Surtout, comme pour le Népal, la Chine cherchait à lier ses voisins en une plateforme de coopération, via le concept mi-commercial, mi-diplomatique de « Une ceinture, une route ».
Un paramètre vital était bien présent, clé de toutes les relations dans la région—le contrôle de l’eau : le sommet convint de créer un centre de la ressource aquatique, afin de réguler la planification et la gestion des barrages, contre les crues, et les sécheresses du fleuve commun.
Cependant, pour bonifier et positiver les relations régionales, la Chine devra faire bien plus : reste le toujours plus lourd contentieux en mer de Chine du Sud. L’incident survenu au large des îles Natuna (Indonésie) marque peut-être un tournant dans ce conflit international (cf carte).
Détectant un chalutier chinois dans sa Zone Exclusive Economique (à moins de 200 milles de ses côtes, selon la Charte de l’ONU du droit de la mer), un garde-côte indonésien l’arraisonnait le 20 mars, emprisonnant à son bord 8 des 32 marins et le tractant vers un port de la côte. Mais en route, dans ses eaux, il était attaqué par un aviso chinois qui libérait le chalutier, au mépris de sa souveraineté. Ensuite, Pékin l’accuserait d’avoir « molesté » son chalutier dans une « zone de pêche traditionnelle ».
Jusqu’alors J. Widodo le Président indonésien cherchait à éviter tout conflit avec Pékin, à « ramer entre les deux récifs » chinois et américain, à équidistance entre eux.
Mais cette fois, il a dû changer de position, forcé par son opinion. Susi Pudjiastuti, la ministre de la Pêche, a convoqué un chargé d’affaires de Chine, l’accusant d’avoir « saboté » l’effort de son pays, d’accommodement avec les six parties en litige : Vietnam, Malaisie, Indonésie, Philippines, Taiwan et Brunei.

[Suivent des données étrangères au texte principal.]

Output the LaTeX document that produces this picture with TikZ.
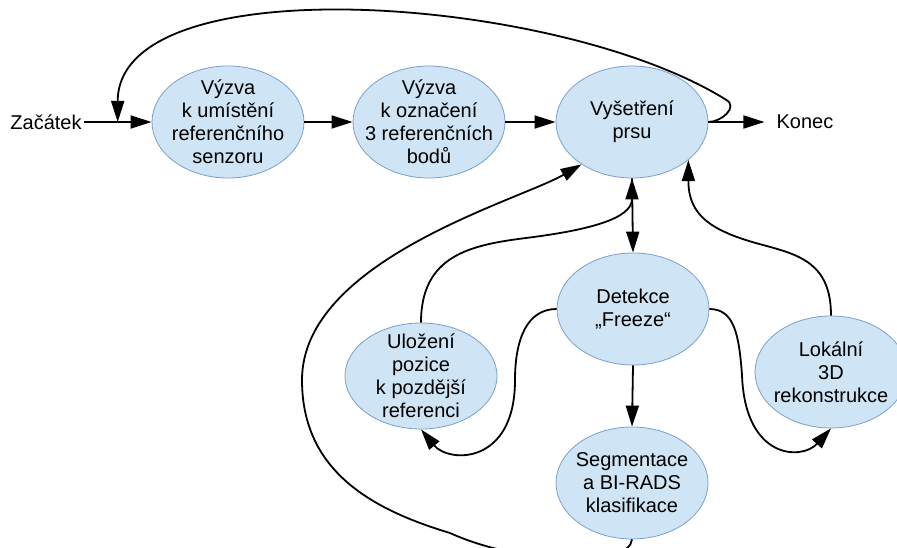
\documentclass[tikz,border=0pt]{standalone}
\usepackage{fontspec}
\setmainfont{Liberation Sans}
\usepackage{tikz}
\usetikzlibrary{
	arrows.meta,
	calc,
	shapes.geometric
}
\definecolor{PaleBlue}{RGB}{207,228,244}
\definecolor{EdgeBlue}{RGB}{120,160,205}

\begin{document}
\begin{tikzpicture}[x=1pt, y=-1pt,
		stav/.style={ellipse, draw=EdgeBlue, fill=PaleBlue, line width=0.8pt,
			minimum width=152pt, minimum height=112pt, inner sep=-20pt,
			align=center, font=\fontsize{20}{23}\selectfont},
		popis/.style={font=\fontsize{20}{23}\selectfont, inner sep=2pt},
		spoj/.style={line width=1.8pt, -{Triangle[length=21pt,width=13pt]}}]
			\useasboundingbox (0,0) rectangle (897,548);
			% horní řada
			\node[popis] (zac) at (46,122) {Začátek};
			\node[stav] (v1) at (228,122) {Výzva\\k umístění\\referenčního\\senzoru};
			\node[stav] (v2) at (429,122) {Výzva\\k označení\\3 referenčních\\bodů};
			\node[stav] (v3) at (632,122) {Vyšetření\\prsu};
			\node[popis, inner xsep=12pt] (konec) at (805,122) {Konec};
			% dolní část
			\node[stav] (d) at (633,309) {Detekce\\„Freeze“};
			\node[stav, minimum height=106pt] (u) at (421,376) {Uložení\\pozice\\k pozdější\\referenci};
			\node[stav] (l) at (831,372) {Lokální\\3D\\rekonstrukce};
			\node[stav] (s) at (632,483) {Segmentace\\a BI-RADS\\klasifikace};
			\coordinate (odbocka) at ($(zac.east)!0.5!(v1.west)$);
			\coordinate (hak) at ($(v3.east)+(18,-22)$);
			\coordinate (m1) at (526,238);
			\coordinate (m2) at (515,380);
			\coordinate (m3) at (742,375);
			\coordinate (m4) at (763,245);
			\coordinate (m5) at (450,533);
			\coordinate (m6) at (302,380);
			% spoje
			\draw[spoj] (zac.east) -- (v1.west);
			\draw[spoj] (v1.east) -- (v2.west);
			\draw[spoj] (v2.east) -- (v3.west);
			\draw[spoj] (v3.east) -- (konec.west);
			\draw[spoj] (v3.east) .. controls +(13,0) and +(12,7) .. (hak)
				.. controls +(-167,-105) and +(0,-158) .. (odbocka);
			\draw[spoj] (v3.south) -- (d.north);
			\draw[spoj] (d.south) -- (s.north);
			\draw[spoj] (u.north) .. controls +(0,-67) and +(-56,7) .. (m1)
				.. controls +(64,-8) and +(0,40) .. (v3.south);
			\draw[spoj] (d.west) .. controls +(-30,0) and +(0,-40) .. (m2)
				.. controls +(0,85) and +(28,34) .. (u.south);
			\draw[spoj] (d.east) .. controls +(25,0) and +(-3,-40) .. (m3)
				.. controls +(3,85) and +(-29,32) .. (l.south);
			\draw[spoj] (l.north) .. controls +(0,-52) and +(37,10) .. (m4)
				.. controls +(-53,-14) and +(0,55) .. (v3.-34);
			\draw[spoj] (s.south) .. controls +(-2,28) and +(70,32) .. (m5)
				.. controls +(-80,-24) and +(0,90) .. (m6)
				.. controls +(0,-120) and +(-62,36) .. (v3.-140);
		\end{tikzpicture}
\end{document}
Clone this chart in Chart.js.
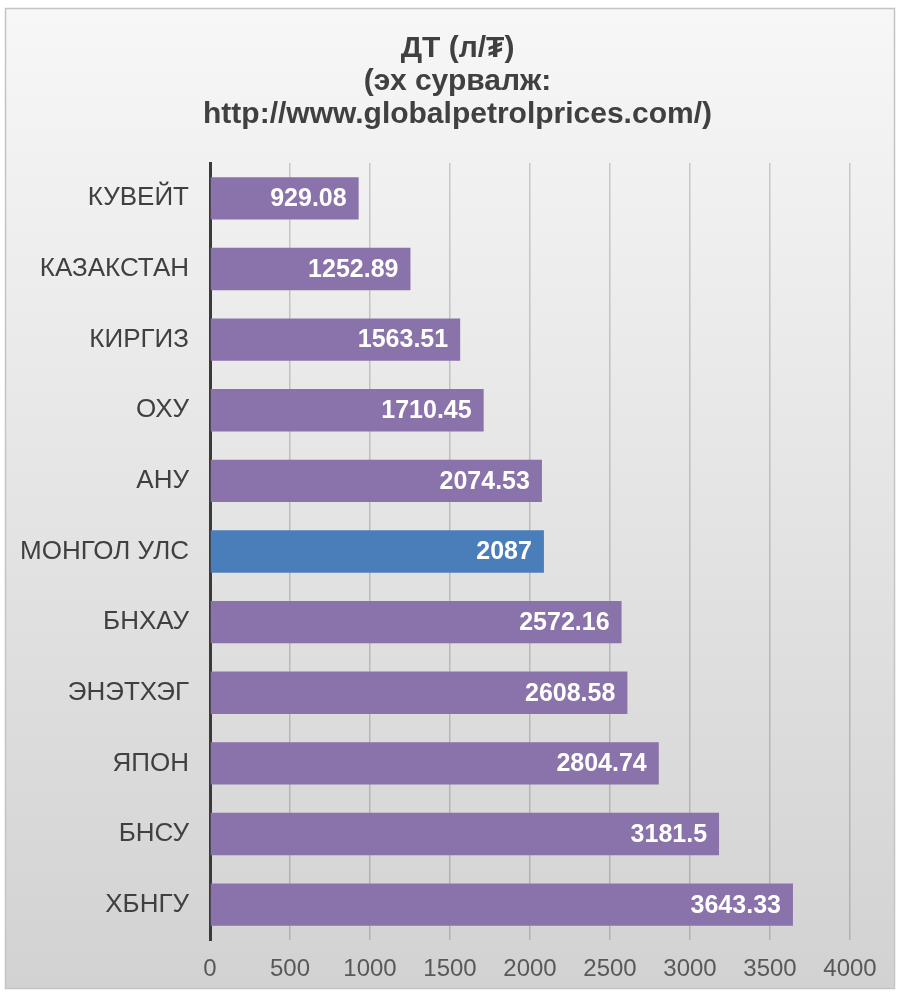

Cette explosion de colère, selon les sources, était aussi due à une vision plus claire, depuis Jakarta, des intentions chinoises : l’occupation d’atolls dans les Spratley, l’installation de missiles dans les Paracels, le blocus de pêcheurs philippins en route vers l’atoll Scarborough, et cette non reconnaissance des eaux territoriales indonésiennes…
On voit donc ici l’Indonésie, ce pays de 250 millions d’âmes, (le plus grand pays de l’ASEAN, et du monde islamique) s’arracher à sa passivité habituelle pour dénoncer Pékin. Fait inouï : quelques heures après l’incident, un haut cadre chinois appela Jakarta pour « supplier » de taire le clash, entre « régimes amis ». Ce fut refusé, car l’Indonésie, ici, a trop à perdre, à savoir le rêve de Widodo : faire de son pays une puissance « pivot » maritime, en faisant respecter sa loi sur son immense territoire marin autour de ses 17.000 îles.
A présent, Widodo doit choisir :
– porter plainte, comme Mme Pudjiastuti l’a menacé, auprès de la cour de la Haye (les Philippines l’ont déjà fait, et le Japon l’envisage),
– renforcer sa défense maritime avec l’aide de l’Inde, l’Australie, le Japon,
– ou enterrer l’incident, au risque d’une forte baisse de popularité, et sans garantie que la Chine respecte davantage son patrimoine maritime.
On en est là : le fléau de la balance peut retomber en les deux sens. Les diplomaties de toute la région travaillent jour et nuit, chauffées à blanc.
Enfin, si l’Indonésie insiste dans la défense de ses droits, la marine de l’APL pourra peut-être avoir l’impression d’avoir reproduit sans le vouloir, le remake du célèbre scénario de l’US-Army en l’Allemagne de 1944 : d’avoir franchi « un pont trop loin ».